-------- RECORDED INFORMATION --------
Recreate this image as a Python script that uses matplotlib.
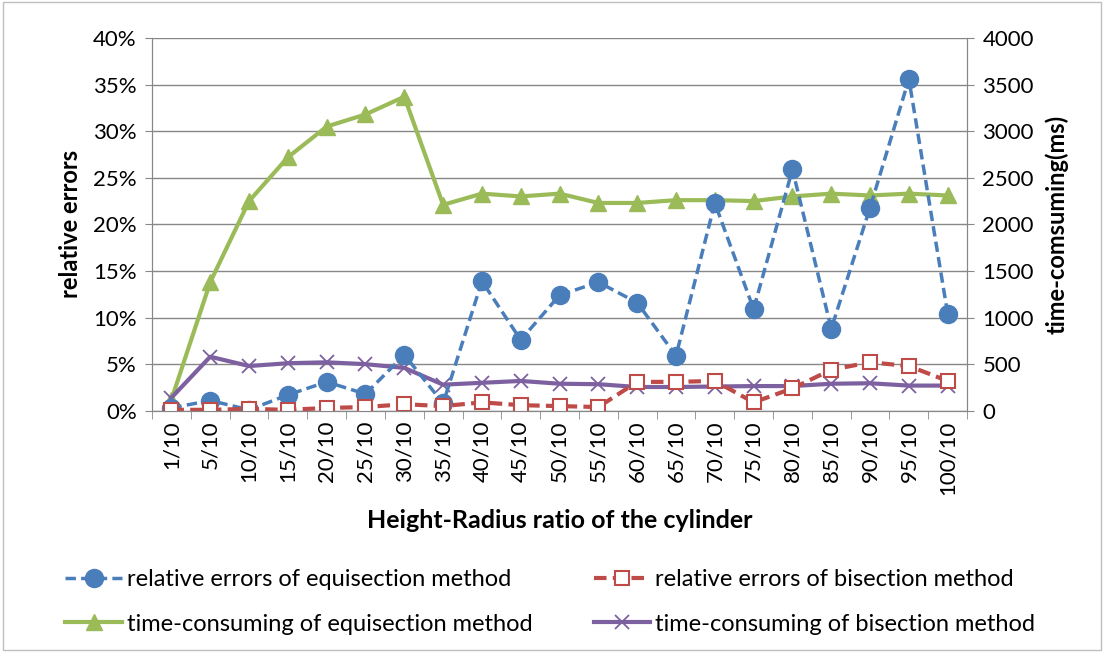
import matplotlib
matplotlib.use("Agg")
import matplotlib.pyplot as plt
from matplotlib.patches import Rectangle
import numpy as np

plt.rcParams['font.family'] = ['Lato', 'DejaVu Sans']

categories = ["1/10", "5/10", "10/10", "15/10", "20/10", "25/10", "30/10", "35/10", "40/10", "45/10",
              "50/10", "55/10", "60/10", "65/10", "70/10", "75/10", "80/10", "85/10", "90/10", "95/10", "100/10"]
err_equi = [0.3, 1.1, 0.1, 1.7, 3.1, 1.8, 6.0, 0.8, 13.9, 7.6, 12.4, 13.8, 11.6, 5.9, 22.3, 10.9, 25.9, 8.8, 21.8, 35.6, 10.4]
err_bi = [0.1, 0.1, 0.2, 0.1, 0.3, 0.4, 0.7, 0.5, 0.9, 0.6, 0.5, 0.4, 3.1, 3.1, 3.2, 0.9, 2.4, 4.4, 5.2, 4.8, 3.2]
time_equi = [120, 1380, 2250, 2720, 3050, 3180, 3370, 2210, 2330, 2300, 2330, 2230, 2230, 2260, 2260, 2250, 2300, 2330, 2310, 2330, 2310]
time_bi = [140, 580, 480, 510, 520, 500, 460, 280, 300, 320, 290, 285, 255, 255, 260, 265, 265, 290, 295, 270, 270]

blue = '#4A7EBB'
red = '#BE4B48'
green = '#9BBB59'
purple = '#7D60A0'
gridc = '#878787'

fig = plt.figure(figsize=(11.04, 6.52), dpi=100)
fig.patches.append(Rectangle((0.003, 0.003), 0.994, 0.994, transform=fig.transFigure,
                             fill=False, edgecolor='#BFBFBF', linewidth=1))
ax = fig.add_axes([0.1377, 0.370, 0.7383, 0.5717])
ax2 = ax.twinx()

x = np.arange(len(categories))
l1, = ax.plot(x, err_equi, color=blue, linestyle=(0, (3, 1.5)), linewidth=2.5, marker='o', markersize=13,
              markerfacecolor=blue, markeredgecolor=blue, label='relative errors of equisection method')
l2, = ax.plot(x, err_bi, color=red, linestyle=(0, (3, 1.5)), linewidth=3, marker='s', markersize=10,
              markerfacecolor='white', markeredgecolor=red, markeredgewidth=1.5,
              label='relative errors of bisection method')
l3, = ax2.plot(x, time_equi, color=green, linewidth=3, marker='^', markersize=11,
               markerfacecolor=green, markeredgecolor=green, label='time-consuming of equisection method')
l4, = ax2.plot(x, time_bi, color=purple, linewidth=3, marker='x', markersize=10, markeredgewidth=1.3,
               label='time-consuming of bisection method')

ax.set_zorder(2)
ax.patch.set_visible(False)
ax2.set_zorder(1)

ax.set_xlim(-0.5, len(categories) - 0.5)
ax.set_ylim(0, 40)
ax.set_yticks(np.arange(0, 41, 5))
ax.set_yticklabels([f"{v}%" for v in range(0, 41, 5)])
ax2.set_ylim(0, 4000)
ax2.set_yticks(np.arange(0, 4001, 500))

ax.set_xticks(x)
ax.set_xticklabels(categories, rotation=90)
ax.set_xticks(np.arange(-0.5, len(categories), 1), minor=True)
ax.tick_params(axis='x', which='major', length=0, labelsize=16, pad=7)
ax.tick_params(axis='x', which='minor', length=6, color=gridc, direction='out')
ax.tick_params(axis='y', labelsize=16, length=5, color=gridc, pad=6)
ax2.tick_params(axis='y', labelsize=16, length=5, color=gridc, pad=6)

ax2.yaxis.grid(True, color=gridc, linewidth=1)
ax2.set_axisbelow(True)
for a in (ax, ax2):
    for s in a.spines.values():
        s.set_color(gridc)
    a.spines['top'].set_visible(False)

ax.set_ylabel('relative errors', fontsize=17, fontweight='bold', labelpad=8)
ax2.set_ylabel('time-comsuming(ms)', fontsize=17, fontweight='bold', labelpad=8)
ax.set_xlabel('Height-Radius ratio of the cylinder', fontsize=18, fontweight='bold', labelpad=10)

fig.legend(handles=[l1, l3, l2, l4], loc='lower left', bbox_to_anchor=(0.04, -0.006), ncol=2,
           frameon=False, fontsize=17, handlelength=2.4, columnspacing=2.6, labelspacing=1.0,
           handletextpad=0.2)

fig.savefig('out.png', dpi=100)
--------
_PROBLEM DETAILS_.
Pictures excluded, repeat exactly the lines from the top of the material through the line with "plt.rcParams['font.family'] = ['Lato', 'DejaVu", including both of those lines.

_FULL ANSWER_.
Recreate this image as a Python script that uses matplotlib.
import matplotlib
matplotlib.use("Agg")
import matplotlib.pyplot as plt
from matplotlib.patches import Rectangle
import numpy as np

plt.rcParams['font.family'] = ['Lato', 'DejaVu Sans']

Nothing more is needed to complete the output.